Data follows below. Repeat exactly the lines between the line holding "What matplotlib code" and the line holding "from matplotlib.lines import Line2D", inclusive, and nothing more; drop pictures.

[Begin INPUT DATA]

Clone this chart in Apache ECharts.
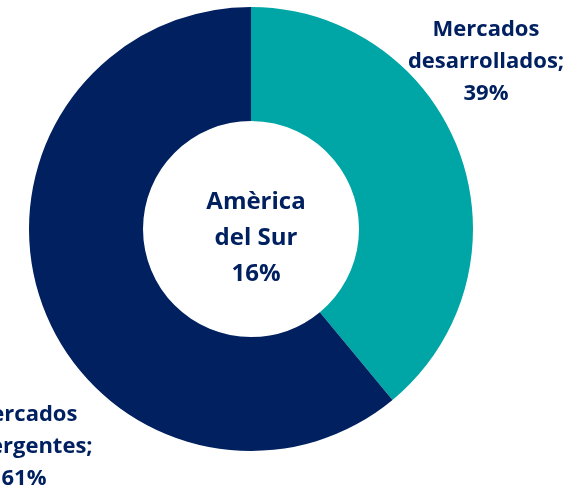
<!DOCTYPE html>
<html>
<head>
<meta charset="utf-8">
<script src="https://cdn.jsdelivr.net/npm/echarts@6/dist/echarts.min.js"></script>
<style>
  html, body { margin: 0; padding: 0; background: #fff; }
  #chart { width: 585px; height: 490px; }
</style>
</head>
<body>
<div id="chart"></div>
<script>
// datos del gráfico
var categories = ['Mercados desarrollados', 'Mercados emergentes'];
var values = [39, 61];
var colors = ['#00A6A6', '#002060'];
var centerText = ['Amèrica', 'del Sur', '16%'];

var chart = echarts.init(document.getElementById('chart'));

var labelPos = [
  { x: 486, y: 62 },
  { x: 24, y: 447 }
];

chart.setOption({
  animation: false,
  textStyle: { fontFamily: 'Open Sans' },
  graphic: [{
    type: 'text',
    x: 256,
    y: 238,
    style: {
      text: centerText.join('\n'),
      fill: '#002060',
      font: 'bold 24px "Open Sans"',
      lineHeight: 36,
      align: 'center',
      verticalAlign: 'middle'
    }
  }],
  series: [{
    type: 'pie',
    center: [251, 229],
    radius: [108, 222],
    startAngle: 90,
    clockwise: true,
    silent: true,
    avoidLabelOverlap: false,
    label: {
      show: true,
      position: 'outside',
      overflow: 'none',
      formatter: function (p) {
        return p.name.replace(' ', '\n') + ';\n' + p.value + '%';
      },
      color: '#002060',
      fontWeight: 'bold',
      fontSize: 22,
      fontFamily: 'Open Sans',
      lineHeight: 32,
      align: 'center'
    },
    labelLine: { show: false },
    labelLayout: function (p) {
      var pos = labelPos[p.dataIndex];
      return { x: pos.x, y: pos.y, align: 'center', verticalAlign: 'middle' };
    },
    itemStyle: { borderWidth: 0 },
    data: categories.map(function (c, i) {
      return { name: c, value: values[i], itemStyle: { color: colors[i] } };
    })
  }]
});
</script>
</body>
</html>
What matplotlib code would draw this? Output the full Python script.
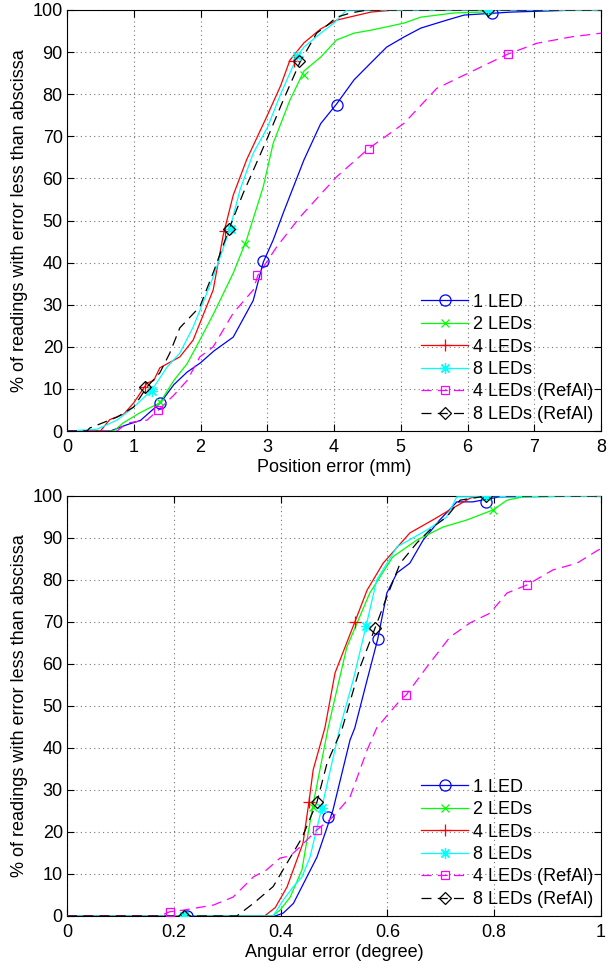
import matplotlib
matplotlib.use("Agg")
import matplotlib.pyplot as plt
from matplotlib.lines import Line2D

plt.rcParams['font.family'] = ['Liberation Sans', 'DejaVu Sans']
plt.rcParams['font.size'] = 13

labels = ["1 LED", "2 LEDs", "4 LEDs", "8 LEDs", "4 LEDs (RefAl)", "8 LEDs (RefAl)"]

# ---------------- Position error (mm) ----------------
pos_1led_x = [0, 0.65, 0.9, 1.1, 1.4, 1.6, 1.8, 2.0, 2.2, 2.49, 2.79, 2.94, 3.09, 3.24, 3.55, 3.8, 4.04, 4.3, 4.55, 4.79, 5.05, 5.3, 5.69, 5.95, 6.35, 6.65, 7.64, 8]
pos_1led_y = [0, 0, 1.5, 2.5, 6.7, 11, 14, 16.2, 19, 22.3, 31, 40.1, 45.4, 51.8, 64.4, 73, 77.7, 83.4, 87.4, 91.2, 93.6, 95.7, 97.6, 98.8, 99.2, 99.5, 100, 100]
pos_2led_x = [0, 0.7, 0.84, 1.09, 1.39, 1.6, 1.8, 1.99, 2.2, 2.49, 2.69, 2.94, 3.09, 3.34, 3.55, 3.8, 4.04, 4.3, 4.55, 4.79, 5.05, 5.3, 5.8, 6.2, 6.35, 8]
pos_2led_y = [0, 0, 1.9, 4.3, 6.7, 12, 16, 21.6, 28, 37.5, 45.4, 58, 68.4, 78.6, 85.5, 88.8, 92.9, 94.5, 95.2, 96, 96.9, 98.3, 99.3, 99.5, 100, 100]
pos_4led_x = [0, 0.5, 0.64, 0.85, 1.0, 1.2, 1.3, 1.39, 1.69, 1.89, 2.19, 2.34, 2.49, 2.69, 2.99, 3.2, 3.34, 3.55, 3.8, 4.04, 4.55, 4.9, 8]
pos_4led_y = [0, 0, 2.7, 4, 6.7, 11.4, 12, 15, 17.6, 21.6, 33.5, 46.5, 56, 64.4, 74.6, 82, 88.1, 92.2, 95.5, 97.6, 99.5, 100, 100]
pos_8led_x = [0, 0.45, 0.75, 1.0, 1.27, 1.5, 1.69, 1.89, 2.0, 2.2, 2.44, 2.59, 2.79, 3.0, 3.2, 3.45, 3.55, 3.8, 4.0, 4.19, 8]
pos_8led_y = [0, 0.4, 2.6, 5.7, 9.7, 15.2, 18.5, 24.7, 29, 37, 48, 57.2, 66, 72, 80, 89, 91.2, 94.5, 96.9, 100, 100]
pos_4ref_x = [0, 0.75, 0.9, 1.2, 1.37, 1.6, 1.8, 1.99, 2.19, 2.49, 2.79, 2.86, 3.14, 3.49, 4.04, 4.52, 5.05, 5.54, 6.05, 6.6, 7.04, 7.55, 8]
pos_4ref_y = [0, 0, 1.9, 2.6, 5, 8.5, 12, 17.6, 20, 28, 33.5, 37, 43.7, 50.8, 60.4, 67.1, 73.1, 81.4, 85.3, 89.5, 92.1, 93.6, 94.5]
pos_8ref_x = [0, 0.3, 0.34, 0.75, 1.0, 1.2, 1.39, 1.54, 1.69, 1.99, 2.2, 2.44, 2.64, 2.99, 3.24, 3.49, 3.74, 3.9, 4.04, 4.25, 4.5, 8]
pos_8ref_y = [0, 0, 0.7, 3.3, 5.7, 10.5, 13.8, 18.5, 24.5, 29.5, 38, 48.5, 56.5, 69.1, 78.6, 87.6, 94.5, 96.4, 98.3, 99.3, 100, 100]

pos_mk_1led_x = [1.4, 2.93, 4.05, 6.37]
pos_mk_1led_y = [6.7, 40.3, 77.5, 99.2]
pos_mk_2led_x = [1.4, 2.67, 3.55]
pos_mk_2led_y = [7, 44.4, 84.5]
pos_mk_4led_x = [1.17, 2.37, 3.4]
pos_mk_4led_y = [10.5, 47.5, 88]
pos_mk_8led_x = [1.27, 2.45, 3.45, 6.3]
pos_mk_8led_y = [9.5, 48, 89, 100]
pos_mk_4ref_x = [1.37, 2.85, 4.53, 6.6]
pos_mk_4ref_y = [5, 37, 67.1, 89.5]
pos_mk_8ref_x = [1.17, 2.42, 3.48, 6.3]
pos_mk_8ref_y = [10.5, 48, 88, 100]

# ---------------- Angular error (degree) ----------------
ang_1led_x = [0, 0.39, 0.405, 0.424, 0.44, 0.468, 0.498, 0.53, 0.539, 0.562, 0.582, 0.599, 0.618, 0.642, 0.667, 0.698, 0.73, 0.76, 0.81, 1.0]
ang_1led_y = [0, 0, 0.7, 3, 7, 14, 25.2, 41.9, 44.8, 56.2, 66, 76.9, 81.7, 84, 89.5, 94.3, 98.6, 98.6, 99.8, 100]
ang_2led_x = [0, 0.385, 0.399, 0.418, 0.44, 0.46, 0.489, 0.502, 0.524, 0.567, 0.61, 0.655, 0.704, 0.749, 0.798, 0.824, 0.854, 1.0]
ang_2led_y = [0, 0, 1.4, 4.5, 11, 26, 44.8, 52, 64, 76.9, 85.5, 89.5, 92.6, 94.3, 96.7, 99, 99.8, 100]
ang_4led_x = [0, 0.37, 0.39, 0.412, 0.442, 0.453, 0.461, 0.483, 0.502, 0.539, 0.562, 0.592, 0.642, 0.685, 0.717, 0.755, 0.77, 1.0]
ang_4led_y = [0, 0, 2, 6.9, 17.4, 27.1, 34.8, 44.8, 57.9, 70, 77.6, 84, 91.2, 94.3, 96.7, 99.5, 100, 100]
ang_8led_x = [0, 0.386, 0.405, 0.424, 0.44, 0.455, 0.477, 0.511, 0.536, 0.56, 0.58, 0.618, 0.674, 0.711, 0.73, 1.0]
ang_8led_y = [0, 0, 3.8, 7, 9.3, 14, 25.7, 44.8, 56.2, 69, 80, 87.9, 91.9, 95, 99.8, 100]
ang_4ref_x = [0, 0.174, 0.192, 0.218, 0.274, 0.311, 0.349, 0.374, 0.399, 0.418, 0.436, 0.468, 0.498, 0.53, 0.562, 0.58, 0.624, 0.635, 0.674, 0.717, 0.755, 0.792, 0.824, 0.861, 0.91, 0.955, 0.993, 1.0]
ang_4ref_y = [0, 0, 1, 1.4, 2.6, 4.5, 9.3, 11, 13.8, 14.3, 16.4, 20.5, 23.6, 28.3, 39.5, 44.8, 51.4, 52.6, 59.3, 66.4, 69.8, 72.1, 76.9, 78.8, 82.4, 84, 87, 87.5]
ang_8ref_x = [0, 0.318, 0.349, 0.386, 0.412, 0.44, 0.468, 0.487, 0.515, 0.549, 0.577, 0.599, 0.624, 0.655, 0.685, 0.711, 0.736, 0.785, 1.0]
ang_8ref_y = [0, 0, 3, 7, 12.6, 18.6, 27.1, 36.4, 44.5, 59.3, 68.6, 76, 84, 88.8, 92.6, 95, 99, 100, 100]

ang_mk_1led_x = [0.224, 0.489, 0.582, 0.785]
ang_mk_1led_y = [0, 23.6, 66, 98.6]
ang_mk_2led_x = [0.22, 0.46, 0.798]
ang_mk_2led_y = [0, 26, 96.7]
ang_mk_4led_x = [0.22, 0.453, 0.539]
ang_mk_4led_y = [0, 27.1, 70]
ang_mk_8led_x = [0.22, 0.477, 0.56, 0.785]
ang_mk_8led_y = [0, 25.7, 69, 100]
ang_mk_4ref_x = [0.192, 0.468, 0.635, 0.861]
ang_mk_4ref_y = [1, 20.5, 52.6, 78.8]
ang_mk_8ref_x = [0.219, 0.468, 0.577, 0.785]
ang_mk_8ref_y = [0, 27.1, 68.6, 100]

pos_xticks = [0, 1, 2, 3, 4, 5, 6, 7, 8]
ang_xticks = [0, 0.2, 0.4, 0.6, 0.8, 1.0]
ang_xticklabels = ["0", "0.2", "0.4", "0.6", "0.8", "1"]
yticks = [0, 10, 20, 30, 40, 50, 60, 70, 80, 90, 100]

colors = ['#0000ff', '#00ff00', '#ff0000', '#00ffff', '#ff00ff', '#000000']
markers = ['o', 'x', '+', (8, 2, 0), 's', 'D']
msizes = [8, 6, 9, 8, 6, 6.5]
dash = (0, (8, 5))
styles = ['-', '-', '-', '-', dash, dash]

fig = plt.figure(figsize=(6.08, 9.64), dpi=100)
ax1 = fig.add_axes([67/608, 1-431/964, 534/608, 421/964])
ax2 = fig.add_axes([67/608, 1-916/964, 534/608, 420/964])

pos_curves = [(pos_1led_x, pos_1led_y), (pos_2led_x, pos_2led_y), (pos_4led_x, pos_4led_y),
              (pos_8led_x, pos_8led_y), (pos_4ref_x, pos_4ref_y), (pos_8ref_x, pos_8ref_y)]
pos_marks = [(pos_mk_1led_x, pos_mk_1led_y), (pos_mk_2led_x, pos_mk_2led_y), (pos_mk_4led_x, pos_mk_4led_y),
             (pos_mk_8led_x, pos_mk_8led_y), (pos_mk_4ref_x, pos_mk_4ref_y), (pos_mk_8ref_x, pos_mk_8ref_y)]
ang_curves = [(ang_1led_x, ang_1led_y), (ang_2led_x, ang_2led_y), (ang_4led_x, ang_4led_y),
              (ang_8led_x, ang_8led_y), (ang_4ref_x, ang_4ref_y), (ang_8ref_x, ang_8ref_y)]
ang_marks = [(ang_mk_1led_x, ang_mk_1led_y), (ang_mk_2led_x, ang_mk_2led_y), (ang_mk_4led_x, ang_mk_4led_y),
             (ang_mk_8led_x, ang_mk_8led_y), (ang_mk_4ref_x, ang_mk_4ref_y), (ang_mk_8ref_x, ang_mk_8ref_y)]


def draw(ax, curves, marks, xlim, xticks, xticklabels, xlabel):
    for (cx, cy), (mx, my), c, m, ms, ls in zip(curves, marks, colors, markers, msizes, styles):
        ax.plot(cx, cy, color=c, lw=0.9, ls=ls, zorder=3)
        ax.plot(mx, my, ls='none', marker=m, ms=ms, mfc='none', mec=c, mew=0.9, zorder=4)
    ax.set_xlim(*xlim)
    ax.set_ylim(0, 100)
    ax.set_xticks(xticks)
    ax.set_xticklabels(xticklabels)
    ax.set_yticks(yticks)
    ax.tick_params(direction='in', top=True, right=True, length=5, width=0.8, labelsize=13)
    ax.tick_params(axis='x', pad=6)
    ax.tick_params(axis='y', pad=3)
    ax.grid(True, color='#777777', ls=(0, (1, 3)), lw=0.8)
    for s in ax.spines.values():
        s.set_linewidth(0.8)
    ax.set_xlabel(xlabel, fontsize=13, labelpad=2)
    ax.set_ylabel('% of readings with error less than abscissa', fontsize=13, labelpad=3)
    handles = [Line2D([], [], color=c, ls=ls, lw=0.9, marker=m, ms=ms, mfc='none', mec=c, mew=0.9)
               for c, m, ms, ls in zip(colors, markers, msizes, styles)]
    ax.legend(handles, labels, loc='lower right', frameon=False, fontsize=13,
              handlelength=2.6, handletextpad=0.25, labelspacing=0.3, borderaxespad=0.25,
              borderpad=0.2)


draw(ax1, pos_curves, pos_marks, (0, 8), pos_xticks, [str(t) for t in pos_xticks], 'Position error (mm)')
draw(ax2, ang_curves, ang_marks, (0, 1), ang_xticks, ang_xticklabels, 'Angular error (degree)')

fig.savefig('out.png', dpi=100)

[End INPUT DATA]

▶ **SOLVED PROBLEM**:
What matplotlib code would draw this? Output the full Python script.
import matplotlib
matplotlib.use("Agg")
import matplotlib.pyplot as plt
from matplotlib.lines import Line2D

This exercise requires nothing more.